Start of Dataset extract
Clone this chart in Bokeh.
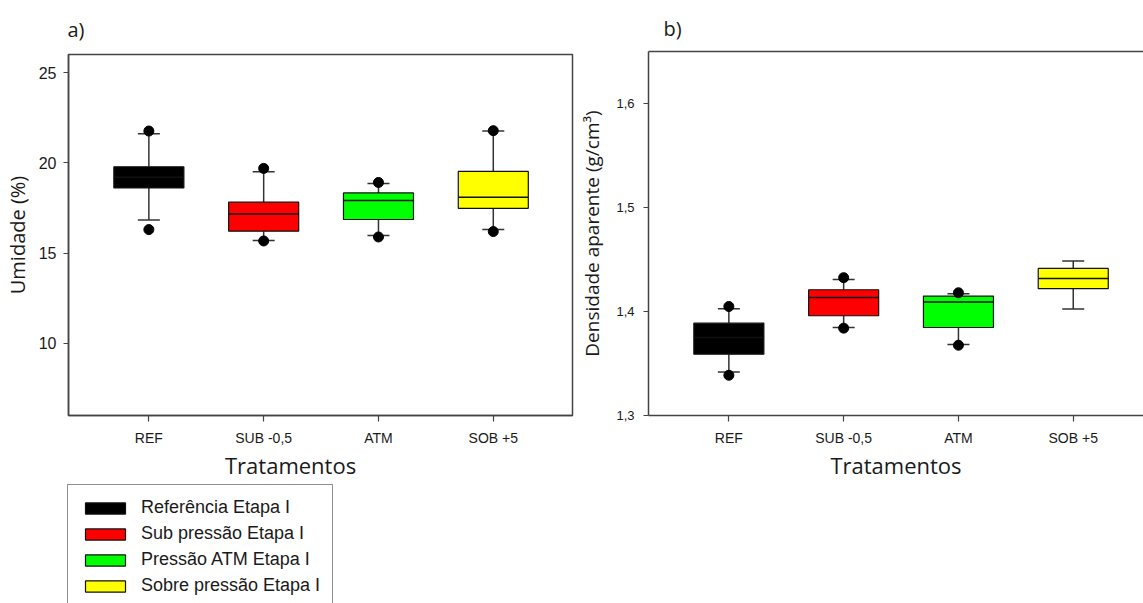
import math
from bokeh.plotting import figure
from bokeh.models import (ColumnDataSource, FixedTicker, Legend, LegendItem,
                          LinearAxis, Range1d)
from bokeh.layouts import row, column
from bokeh.embed import file_html
from bokeh.resources import INLINE

# ---------------- data ----------------
categories = ["REF", "SUB -0,5", "ATM", "SOB +5"]
legend_labels = ["Referência Etapa I", "Sub pressão Etapa I",
                 "Pressão ATM Etapa I", "Sobre pressão Etapa I"]
colors = ["#000000", "#FF0000", "#00FF00", "#FFFF00"]
positions = [1, 2, 3, 4]

# a) Umidade (%)
umid_q1 = [18.61, 16.21, 16.86, 17.48]
umid_med = [19.20, 17.17, 17.91, 18.09]
umid_q3 = [19.78, 17.82, 18.33, 19.52]
umid_low = [16.83, 15.69, 15.97, 16.30]
umid_high = [21.61, 19.50, 18.86, 21.76]
umid_out_low = [16.30, 15.67, 15.89, 16.19]
umid_out_high = [21.76, 19.69, 18.91, 21.78]
umid_ticks = [10, 15, 20, 25]

# b) Densidade aparente (g/cm3)
dens_q1 = [1.3590, 1.3959, 1.3846, 1.4219]
dens_med = [1.3750, 1.4135, 1.4091, 1.4318]
dens_q3 = [1.3888, 1.4209, 1.4148, 1.4414]
dens_low = [1.3419, 1.3846, 1.3682, 1.4023]
dens_high = [1.4026, 1.4308, 1.4170, 1.4486]
dens_out_low = [1.3387, 1.3840, 1.3676, float("nan")]
dens_out_high = [1.4048, 1.4325, 1.4180, float("nan")]
dens_ticks = [1.3, 1.4, 1.5, 1.6]
dens_tick_labels = ["1,3", "1,4", "1,5", "1,6"]

BOX_W = 0.61
TICK_FONT = "Liberation Sans"
TITLE_FONT = "Open Sans"
AX_COLOR = "#444444"
TXT_COLOR = "#1a1a1a"


def draw_boxes(p, q1, med, q3, low, high, out_low, out_high):
    src = ColumnDataSource(dict(
        x=positions, q1=q1, med=med, q3=q3, low=low, high=high,
        xl=[x - BOX_W / 2 for x in positions], xr=[x + BOX_W / 2 for x in positions],
        color=colors,
    ))
    p.segment(x0="x", y0="q3", x1="x", y1="high", source=src, line_color="#333333", line_width=1.5)
    p.segment(x0="x", y0="q1", x1="x", y1="low", source=src, line_color="#333333", line_width=1.5)
    p.scatter(x="x", y="high", source=src, marker="dash", size=22, line_color="#333333", line_width=1.5)
    p.scatter(x="x", y="low", source=src, marker="dash", size=22, line_color="#333333", line_width=1.5)
    boxes = p.vbar(x="x", width=BOX_W, bottom="q1", top="q3", source=src,
                   fill_color="color", line_color="#111111", line_width=1.2)
    p.segment(x0="xl", y0="med", x1="xr", y1="med", source=src, line_color="#111111", line_width=1.5)
    ox = [x for x, v in zip(positions, out_low) if not math.isnan(v)]
    oy = [v for v in out_low if not math.isnan(v)]
    ox2 = [x for x, v in zip(positions, out_high) if not math.isnan(v)]
    oy2 = [v for v in out_high if not math.isnan(v)]
    p.scatter(ox + ox2, oy + oy2, marker="circle", size=10, fill_color="black", line_color="black")
    return boxes


def style_axes(p, ytick_size):
    for ax in (p.xaxis[0], p.yaxis[0]):
        ax.axis_line_color = AX_COLOR
        ax.axis_line_width = 1.5
        ax.major_tick_line_color = AX_COLOR
        ax.major_tick_line_width = 1.2
        ax.major_tick_in = 0
        ax.minor_tick_line_color = None
        ax.major_label_text_font = TICK_FONT
        ax.major_label_text_color = TXT_COLOR
        ax.axis_label_text_font = TITLE_FONT
        ax.axis_label_text_font_style = "normal"
        ax.axis_label_text_color = TXT_COLOR
    p.xaxis.ticker = FixedTicker(ticks=positions)
    p.xaxis.major_label_overrides = {pos: c for pos, c in zip(positions, categories)}
    p.xaxis.major_label_text_font_size = "14px"
    p.xaxis.major_tick_out = 6
    p.xaxis.major_label_standoff = 8
    p.yaxis.major_tick_out = 5
    p.yaxis.major_label_text_font_size = ytick_size
    p.grid.visible = False


def style_title(p, text, offset, standoff):
    p.title.text = text
    p.title.align = "left"
    p.title.offset = offset
    p.title.standoff = standoff
    p.title.text_font = TITLE_FONT
    p.title.text_font_size = "20px"
    p.title.text_font_style = "normal"
    p.title.text_color = TXT_COLOR


# ---------------- panel a ----------------
pa = figure(frame_width=504, frame_height=361, output_backend="svg", toolbar_location=None,
            x_range=Range1d(0.3, 4.69), y_range=Range1d(6, 26),
            min_border_left=68, min_border_right=4, min_border_top=54, min_border_bottom=35)
pa.outline_line_color = AX_COLOR
pa.outline_line_width = 1.5
pa.border_fill_color = "white"

box_a = draw_boxes(pa, umid_q1, umid_med, umid_q3, umid_low, umid_high, umid_out_low, umid_out_high)
style_axes(pa, "16px")
pa.xaxis.axis_label = None
pa.yaxis.ticker = FixedTicker(ticks=umid_ticks)
pa.yaxis.major_label_standoff = 7
pa.yaxis.axis_label = "Umidade (%)"
pa.yaxis.axis_label_text_font_size = "20px"
pa.yaxis.axis_label_standoff = 5
style_title(pa, "a)", -1, 24)

# ---------------- strip under panel a: x title + legend ----------------
pleg = figure(frame_width=576, frame_height=153, output_backend="svg", toolbar_location=None,
              x_range=Range1d(100, 676), y_range=Range1d(100, 253),
              x_axis_type=None, y_axis_type=None, min_border=0)
pleg.outline_line_color = None
pleg.grid.visible = False
pleg.border_fill_color = "white"
# swatch renderers for the legend (their data lie outside this strip's ranges)
leg_boxes = pleg.vbar(x=positions, width=BOX_W, bottom=umid_q1, top=umid_q3,
                      fill_color=colors, line_color="#111111", line_width=1.2)
leg_none = pleg.scatter(x=positions[:1], y=umid_q1[:1], size=1, alpha=0)

xtitle = Legend(
    items=[LegendItem(label="Tratamentos", renderers=[leg_none])],
    location=(225, 123), orientation="vertical", glyph_width=0, glyph_height=30,
    label_height=30, label_standoff=0, padding=0, margin=0, spacing=0,
    label_text_font=TITLE_FONT, label_text_font_size="22px", label_text_color=TXT_COLOR,
    border_line_color=None, background_fill_alpha=0.0)
pleg.add_layout(xtitle)

legend = Legend(
    items=[LegendItem(label=legend_labels[i], renderers=[leg_boxes], index=i) for i in range(4)],
    location=(67, -6), orientation="vertical", glyph_width=50, glyph_height=14,
    label_height=21, spacing=5, padding=12, margin=0, label_standoff=11,
    label_text_font=TICK_FONT, label_text_font_size="18px", label_text_color=TXT_COLOR,
    border_line_color="#222222", border_line_width=1.2, background_fill_color="white",
    background_fill_alpha=1.0)
pleg.add_layout(legend)

# ---------------- panel b ----------------
pb = figure(frame_width=495, frame_height=364, output_backend="svg", toolbar_location=None,
            x_range=Range1d(0.3, 4.612), y_range=Range1d(1.3, 1.65),
            min_border_left=72, min_border_right=0, min_border_top=51, min_border_bottom=188)
pb.outline_line_color = None
pb.border_fill_color = "white"

draw_boxes(pb, dens_q1, dens_med, dens_q3, dens_low, dens_high, dens_out_low, dens_out_high)
style_axes(pb, "13px")
pb.yaxis.ticker = FixedTicker(ticks=dens_ticks)
pb.yaxis.major_label_overrides = {t: s for t, s in zip(dens_ticks, dens_tick_labels)}
pb.yaxis.major_label_standoff = 9
pb.yaxis.axis_label = "Densidade aparente (g/cm³)"
pb.yaxis.axis_label_text_font_size = "19px"
pb.yaxis.axis_label_standoff = 8
pb.xaxis.axis_label = "Tratamentos"
pb.xaxis.axis_label_text_font_size = "22px"
pb.xaxis.axis_label_standoff = 1
style_title(pb, "b)", 15, 20)

top_ax = LinearAxis(ticker=FixedTicker(ticks=[]), axis_line_color=AX_COLOR, axis_line_width=1.5,
                    major_tick_line_color=None, minor_tick_line_color=None,
                    major_tick_out=0, major_label_standoff=0,
                    major_label_text_font_size="0px")
pb.add_layout(top_ax, "above")

layout = row(column(pa, pleg), pb)
open("out.html", "w").write(file_html(layout, INLINE))
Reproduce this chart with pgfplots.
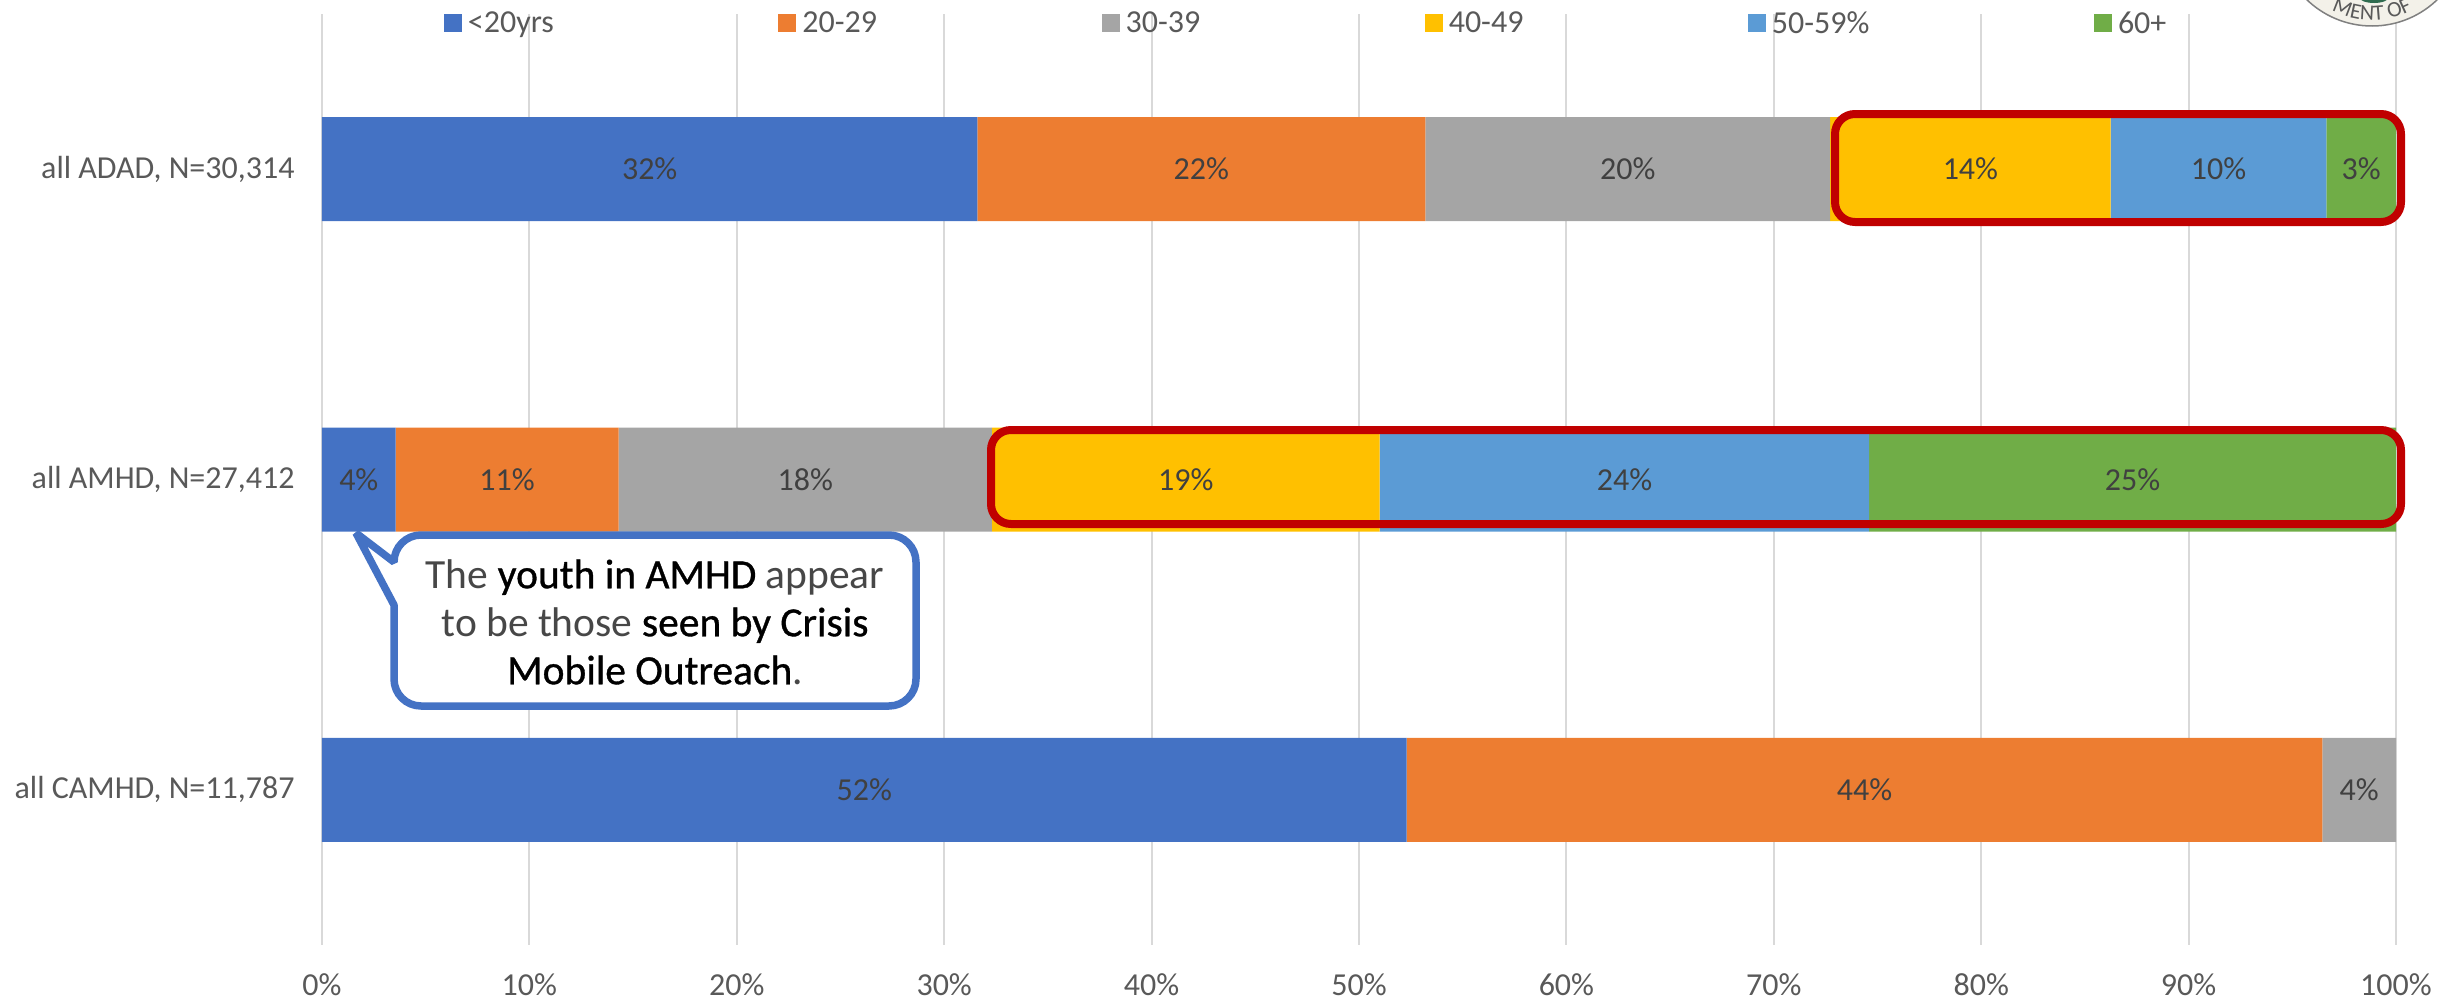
\documentclass[border=0pt]{standalone}
\usepackage{fontspec}
\setmainfont{Carlito}
\newfontfamily\keyfont[FakeBold=0.8]{Carlito}
\usepackage{pgfplots}
\usepackage{pgfplotstable}
\pgfplotsset{compat=1.18}
\usetikzlibrary{decorations.text}

\definecolor{c1}{HTML}{4472C4}
\definecolor{c2}{HTML}{ED7D31}
\definecolor{c3}{HTML}{A5A5A5}
\definecolor{c4}{HTML}{FFC000}
\definecolor{c5}{HTML}{5B9BD5}
\definecolor{c6}{HTML}{70AD47}
\definecolor{gridgray}{HTML}{D9D9D9}
\definecolor{ticktext}{HTML}{595959}
\definecolor{labeltext}{HTML}{404040}
\definecolor{boxred}{HTML}{C00000}
\definecolor{sealcream}{HTML}{F3F1E9}
\definecolor{sealgreen}{HTML}{2F6B4F}

% share of each age group, one row per division
\pgfplotstableread{
idx u20  a20  a30   a40   a50  a60
0   31.6 21.6 19.52 13.52 10.4 3.36
1   3.55 10.75 18.0 18.7  23.6 25.4
2   52.3 44.15 3.55 0     0    0
}\agedata

\newcommand{\lighttext}[1]{{\color{black!72}#1}}
\newcommand{\keytext}[1]{{\keyfont #1}}

\begin{document}
\begin{tikzpicture}[x=1pt,y=1pt]
\useasboundingbox (0,0) rectangle (2453,-1001);
\begin{scope}
\clip (0,0) rectangle (2453,-1001);

\begin{axis}[
  at={(322pt,-945pt)},
  anchor=south west,
  scale only axis,
  width=2074pt,
  height=931pt,
  xbar stacked,
  bar width=104pt,
  xmin=0, xmax=100,
  ymin=-0.5, ymax=2.5,
  y dir=reverse,
  axis line style={draw=none},
  xtick={0,10,...,100},
  ytick={0,1,2},
  yticklabels={{all ADAD, N=30,314},{all AMHD, N=27,412},{all CAMHD, N=11,787}},
  xticklabel={\pgfmathprintnumber{\tick}\%},
  /pgf/number format/assume math mode=true,
  major tick length=0pt,
  xmajorgrids,
  grid style={gridgray,line width=2pt},
  tick label style={font=\fontsize{32}{36}\selectfont,text=ticktext},
  xticklabel style={yshift=-25pt},
  yticklabel style={xshift=-24pt},
  nodes near coords={\pgfmathfloattofixed{\pgfplotspointmeta}\ifdim\pgfmathresult pt>0pt \pgfmathprintnumber[fixed,precision=0,assume math mode=true]{\pgfmathresult}\%\fi},
  every node near coord/.append style={font=\fontsize{32}{36}\selectfont,text=labeltext},
  legend columns=6,
  legend cell align=left,
  legend style={
    draw=none, fill=none, inner sep=0pt, outer sep=0pt,
    at={(0.0588,0.990)}, anchor=west,
    font=\fontsize{32}{36}\selectfont,text=ticktext,
    /tikz/every odd column/.append style={column sep=4pt},
    /tikz/every even column/.append style={column sep=222.5pt},
  },
  legend image code/.code={\path[#1,draw=none] (0pt,-9pt) rectangle (18pt,9pt);},
]
\addplot[fill=c1,draw=none] table[y=idx,x=u20,meta=u20] {\agedata};
\addplot[fill=c2,draw=none] table[y=idx,x=a20,meta=a20] {\agedata};
\addplot[fill=c3,draw=none] table[y=idx,x=a30,meta=a30] {\agedata};
\addplot[fill=c4,draw=none] table[y=idx,x=a40,meta=a40] {\agedata};
\addplot[fill=c5,draw=none] table[y=idx,x=a50,meta=a50] {\agedata};
\addplot[fill=c6,draw=none] table[y=idx,x=a60,meta=a60] {\agedata};
\legend{{<20yrs},{20-29},{30-39},{40-49},{50-59\%},{60+}}
\end{axis}

% red highlight boxes
\draw[boxred,line width=8pt,rounded corners=20pt] (1835,-114) rectangle (2401,-222);
\draw[boxred,line width=8pt,rounded corners=20pt] (991,-430) rectangle (2401,-524);

% callout
\draw[c1,line width=7.5pt,fill=white,line join=bevel]
  (394,-605) -- (356,-533) -- (394,-562) arc[start angle=180,end angle=90,radius=27]
  -- (889,-535) arc[start angle=90,end angle=0,radius=27]
  -- (916,-679) arc[start angle=0,end angle=-90,radius=27]
  -- (421,-706) arc[start angle=-90,end angle=-180,radius=27] -- cycle;
\node[align=center,font=\fontsize{41.5}{48}\selectfont,text=black] at (655,-622)
  {\lighttext{The} \keytext{youth in AMHD} \lighttext{appear}\\\lighttext{to be those} \keytext{seen by Crisis}\\\keytext{Mobile Outreach}\lighttext{.}};

% seal cut off by the top edge
\fill[sealcream] (2372,68) circle[radius=94];
\draw[black!50,line width=1.5pt] (2372,68) circle[radius=94];
\fill[sealgreen] (2374,3) ellipse[x radius=15,y radius=6];
\path[decorate,decoration={text along path,text align=center,
    text={|\fontsize{22}{22}\selectfont\color{black!65}|MENT OF}}]
  (2372,68) ++(235:88) arc[start angle=235,end angle=305,radius=88];
\end{scope}
\end{tikzpicture}
\end{document}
End of Dataset extract
→ **What needs to be done**:
Pull out every line above that holds the word "chart".

→ **Answer to the problem**:
Clone this chart in Bokeh.
Reproduce this chart with pgfplots.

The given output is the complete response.